The figure now stands at 2,543, including all those on the register of apprenticeship training providers and those with an adult education budget allocation but not on the register.
A spokesperson for the DfE said it is “in active discussions with Ofsted about their resources and potential extra inspection demands arising from the increase in the number of registered providers of apprenticeships”.
Ofsted’s early monitoring visits, announced by chief inspector Amanda Spielman last November, were intended to sniff out “scandalous” attempts to waste public money.
Their introduction is believed to be a result of growing concerns around the number of untested training providers that had made it onto the register, and which therefore had access to huge sums of public money.
Same money, more problems: The provider explosion
The number of providers who can now be visited by Ofsted has increased dramatically since the apprenticeship reforms last year.
But the education watchdog’s resources haven’t kept pace with the soaring numbers.
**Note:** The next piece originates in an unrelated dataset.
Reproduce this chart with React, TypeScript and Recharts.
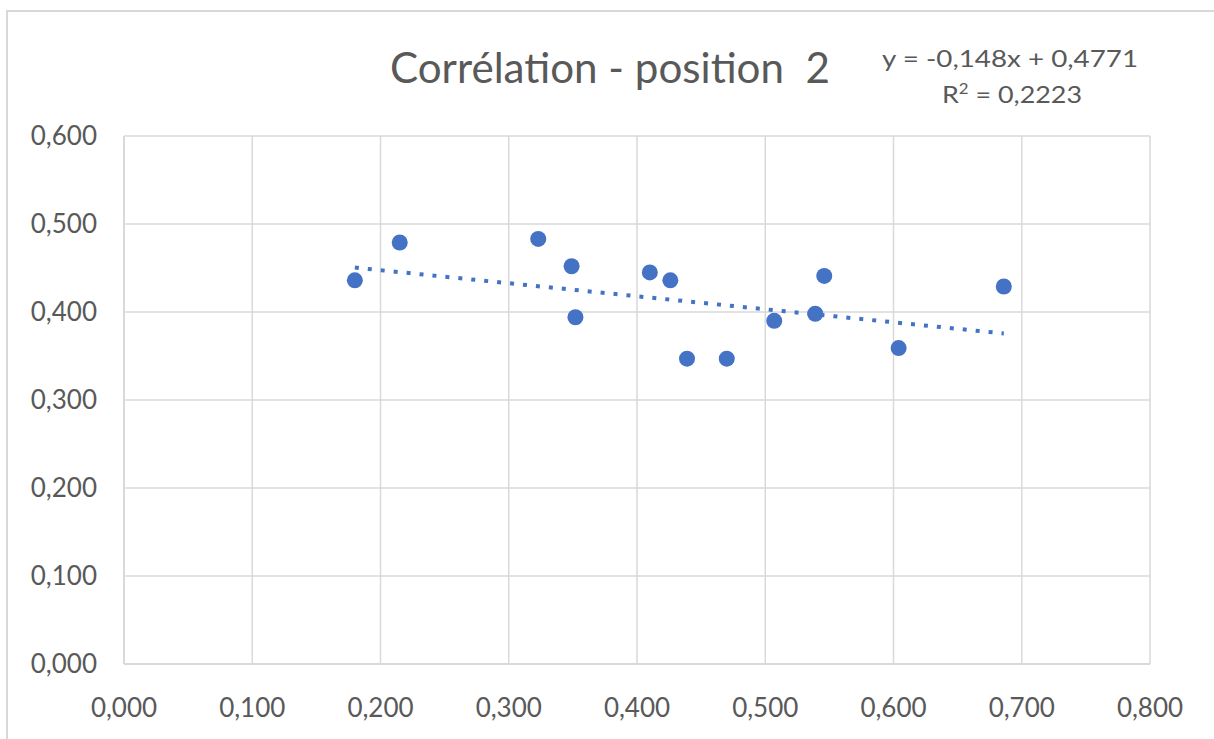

Before the register of apprenticeship training providers was first published, in March 2017, provider numbers had remained at around 1,000 for seven years.
By May last year, that number had risen to 1,589 – including all main or employer-providers on the register, and those with an adult education budget allocation but not on RoATP.
Just three months later it topped 2,000, and the figure now stands at a whopping 2,543.
Meanwhile, Ofsted’s budget for FE and skills actually fell during that time.
According to a National Audit Office report into Ofsted’s inspections of schools it spent £12 million on inspecting the FE sector in 2015-16, £11 million in 2016-17 and £10 million in 2017-18.
And, according to Ofsted’s own accounts, by 2019/20 its overall resourcing budget will have shrunk by 30 per cent since 2010.
This cuts were made in spite of concerns at the highest levels that its resources didn’t match the providers it was being asked to inspect
FE Week reported in January that Ofsted chief inspector Amanda Spielman had discussed the issue of resources with DfE permanent secretary Jonathan Slater last year.
And Paul Joyce, the inspectorate’s deputy director for FE and skills, told MPs at last week’s select committee hearing that he’d been in discussions with the DfE for “several months” but had yet to secure a commitment for extra cash.
“At the moment, the single biggest thing that worries me is the monitoring of the new provider base that we are seeing and our capacity to do so,” he told MPs.